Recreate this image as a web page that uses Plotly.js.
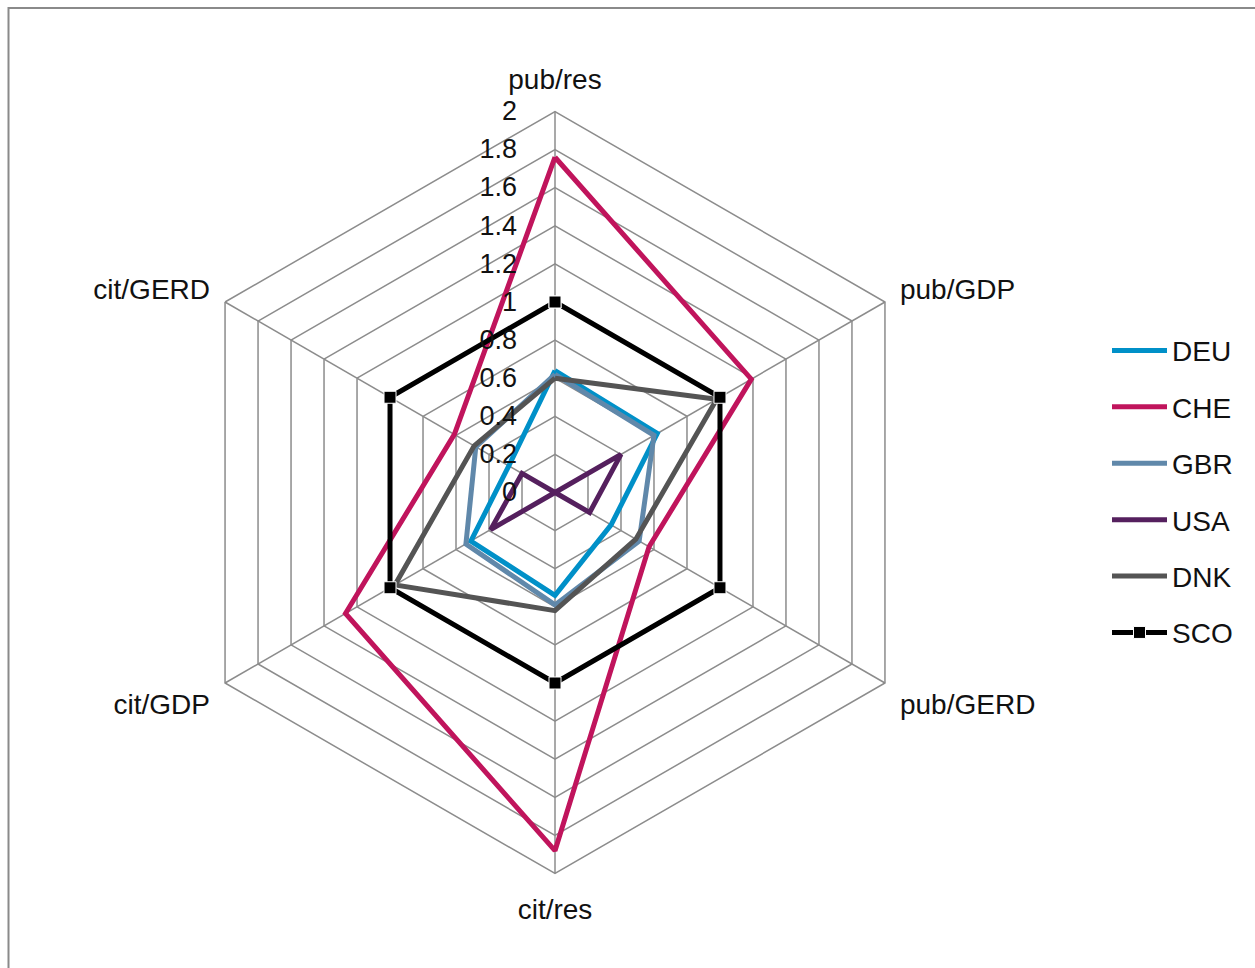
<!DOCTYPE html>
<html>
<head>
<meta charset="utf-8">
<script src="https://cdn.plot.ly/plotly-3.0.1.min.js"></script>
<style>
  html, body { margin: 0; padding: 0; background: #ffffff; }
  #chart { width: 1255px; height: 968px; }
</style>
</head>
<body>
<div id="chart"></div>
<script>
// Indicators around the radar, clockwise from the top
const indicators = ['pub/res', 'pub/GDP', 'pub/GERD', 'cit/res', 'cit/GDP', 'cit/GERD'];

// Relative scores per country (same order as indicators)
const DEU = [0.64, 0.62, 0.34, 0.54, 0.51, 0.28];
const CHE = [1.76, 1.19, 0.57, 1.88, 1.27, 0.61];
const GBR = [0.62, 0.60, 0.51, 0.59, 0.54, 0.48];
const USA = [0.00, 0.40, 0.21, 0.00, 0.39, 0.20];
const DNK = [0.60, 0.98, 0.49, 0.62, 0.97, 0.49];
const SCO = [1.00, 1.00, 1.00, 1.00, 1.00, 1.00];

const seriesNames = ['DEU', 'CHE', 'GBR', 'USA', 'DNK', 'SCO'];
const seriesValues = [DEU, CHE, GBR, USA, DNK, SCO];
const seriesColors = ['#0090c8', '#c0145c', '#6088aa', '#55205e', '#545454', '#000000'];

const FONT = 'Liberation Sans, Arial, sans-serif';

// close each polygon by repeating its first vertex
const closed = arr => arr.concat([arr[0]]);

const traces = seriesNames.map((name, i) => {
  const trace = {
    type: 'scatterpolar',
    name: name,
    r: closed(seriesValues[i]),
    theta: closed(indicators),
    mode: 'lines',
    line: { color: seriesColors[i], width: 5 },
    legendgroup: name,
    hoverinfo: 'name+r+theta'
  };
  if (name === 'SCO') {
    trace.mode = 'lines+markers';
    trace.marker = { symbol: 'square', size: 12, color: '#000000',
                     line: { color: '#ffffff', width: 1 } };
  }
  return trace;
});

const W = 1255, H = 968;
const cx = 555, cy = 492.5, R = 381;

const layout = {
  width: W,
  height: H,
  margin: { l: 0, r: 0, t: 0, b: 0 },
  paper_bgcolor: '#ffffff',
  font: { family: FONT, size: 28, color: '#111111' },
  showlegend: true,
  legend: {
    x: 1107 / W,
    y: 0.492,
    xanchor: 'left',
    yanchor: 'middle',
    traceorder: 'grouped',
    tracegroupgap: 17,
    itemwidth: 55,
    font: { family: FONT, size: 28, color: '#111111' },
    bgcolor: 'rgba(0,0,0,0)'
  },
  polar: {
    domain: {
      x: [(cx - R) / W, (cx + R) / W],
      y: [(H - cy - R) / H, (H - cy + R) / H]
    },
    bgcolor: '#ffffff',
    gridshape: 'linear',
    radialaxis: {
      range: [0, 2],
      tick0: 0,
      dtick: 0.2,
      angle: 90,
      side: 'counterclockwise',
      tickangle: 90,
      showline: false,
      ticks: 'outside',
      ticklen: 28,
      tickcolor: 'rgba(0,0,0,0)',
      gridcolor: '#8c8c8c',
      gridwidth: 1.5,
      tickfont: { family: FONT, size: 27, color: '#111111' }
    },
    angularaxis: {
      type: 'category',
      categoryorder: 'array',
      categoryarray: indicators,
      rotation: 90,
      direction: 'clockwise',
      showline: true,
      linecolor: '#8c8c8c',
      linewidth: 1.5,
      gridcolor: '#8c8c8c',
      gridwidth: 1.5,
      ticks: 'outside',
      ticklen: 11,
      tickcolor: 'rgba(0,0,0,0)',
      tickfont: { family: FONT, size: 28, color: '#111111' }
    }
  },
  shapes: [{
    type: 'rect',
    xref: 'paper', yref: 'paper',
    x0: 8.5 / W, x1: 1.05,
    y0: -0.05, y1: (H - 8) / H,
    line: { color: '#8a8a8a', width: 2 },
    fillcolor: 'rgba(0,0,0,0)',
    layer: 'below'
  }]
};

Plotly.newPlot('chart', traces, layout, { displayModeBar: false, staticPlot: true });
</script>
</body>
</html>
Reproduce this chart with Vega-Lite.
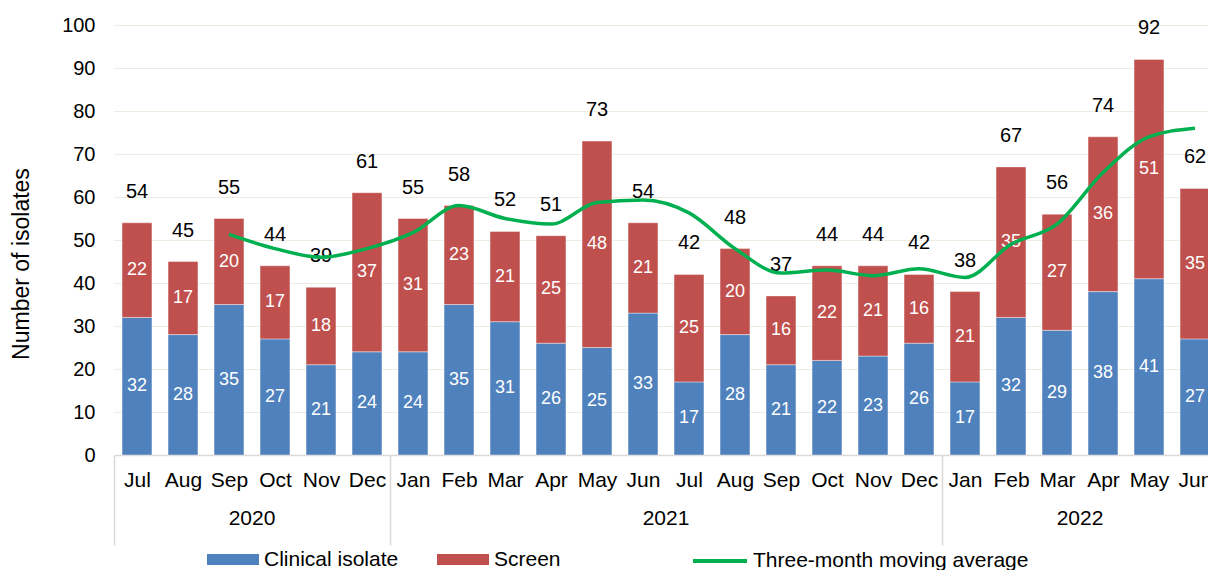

WRITTEN PROBLEM
Keep the pictures out of the copy and return the rest of the data above exactly.

TASK OUTPUT
Recreate this image as a web page that uses Plotly.js.
<!DOCTYPE html>
<html>
<head>
<meta charset="utf-8">
<script src="https://cdn.plot.ly/plotly-3.0.1.min.js"></script>
<style>
  html, body { margin: 0; padding: 0; background: #ffffff; }
  #chart { width: 1255px; height: 968px; }
</style>
</head>
<body>
<div id="chart"></div>
<script>
// Indicators around the radar, clockwise from the top
const indicators = ['pub/res', 'pub/GDP', 'pub/GERD', 'cit/res', 'cit/GDP', 'cit/GERD'];

// Relative scores per country (same order as indicators)
const DEU = [0.64, 0.62, 0.34, 0.54, 0.51, 0.28];
const CHE = [1.76, 1.19, 0.57, 1.88, 1.27, 0.61];
const GBR = [0.62, 0.60, 0.51, 0.59, 0.54, 0.48];
const USA = [0.00, 0.40, 0.21, 0.00, 0.39, 0.20];
const DNK = [0.60, 0.98, 0.49, 0.62, 0.97, 0.49];
const SCO = [1.00, 1.00, 1.00, 1.00, 1.00, 1.00];

const seriesNames = ['DEU', 'CHE', 'GBR', 'USA', 'DNK', 'SCO'];
const seriesValues = [DEU, CHE, GBR, USA, DNK, SCO];
const seriesColors = ['#0090c8', '#c0145c', '#6088aa', '#55205e', '#545454', '#000000'];

const FONT = 'Liberation Sans, Arial, sans-serif';

// close each polygon by repeating its first vertex
const closed = arr => arr.concat([arr[0]]);

const traces = seriesNames.map((name, i) => {
  const trace = {
    type: 'scatterpolar',
    name: name,
    r: closed(seriesValues[i]),
    theta: closed(indicators),
    mode: 'lines',
    line: { color: seriesColors[i], width: 5 },
    legendgroup: name,
    hoverinfo: 'name+r+theta'
  };
  if (name === 'SCO') {
    trace.mode = 'lines+markers';
    trace.marker = { symbol: 'square', size: 12, color: '#000000',
                     line: { color: '#ffffff', width: 1 } };
  }
  return trace;
});

const W = 1255, H = 968;
const cx = 555, cy = 492.5, R = 381;

const layout = {
  width: W,
  height: H,
  margin: { l: 0, r: 0, t: 0, b: 0 },
  paper_bgcolor: '#ffffff',
  font: { family: FONT, size: 28, color: '#111111' },
  showlegend: true,
  legend: {
    x: 1107 / W,
    y: 0.492,
    xanchor: 'left',
    yanchor: 'middle',
    traceorder: 'grouped',
    tracegroupgap: 17,
    itemwidth: 55,
    font: { family: FONT, size: 28, color: '#111111' },
    bgcolor: 'rgba(0,0,0,0)'
  },
  polar: {
    domain: {
      x: [(cx - R) / W, (cx + R) / W],
      y: [(H - cy - R) / H, (H - cy + R) / H]
    },
    bgcolor: '#ffffff',
    gridshape: 'linear',
    radialaxis: {
      range: [0, 2],
      tick0: 0,
      dtick: 0.2,
      angle: 90,
      side: 'counterclockwise',
      tickangle: 90,
      showline: false,
      ticks: 'outside',
      ticklen: 28,
      tickcolor: 'rgba(0,0,0,0)',
      gridcolor: '#8c8c8c',
      gridwidth: 1.5,
      tickfont: { family: FONT, size: 27, color: '#111111' }
    },
    angularaxis: {
      type: 'category',
      categoryorder: 'array',
      categoryarray: indicators,
      rotation: 90,
      direction: 'clockwise',
      showline: true,
      linecolor: '#8c8c8c',
      linewidth: 1.5,
      gridcolor: '#8c8c8c',
      gridwidth: 1.5,
      ticks: 'outside',
      ticklen: 11,
      tickcolor: 'rgba(0,0,0,0)',
      tickfont: { family: FONT, size: 28, color: '#111111' }
    }
  },
  shapes: [{
    type: 'rect',
    xref: 'paper', yref: 'paper',
    x0: 8.5 / W, x1: 1.05,
    y0: -0.05, y1: (H - 8) / H,
    line: { color: '#8a8a8a', width: 2 },
    fillcolor: 'rgba(0,0,0,0)',
    layer: 'below'
  }]
};

Plotly.newPlot('chart', traces, layout, { displayModeBar: false, staticPlot: true });
</script>
</body>
</html>
Reproduce this chart with Vega-Lite.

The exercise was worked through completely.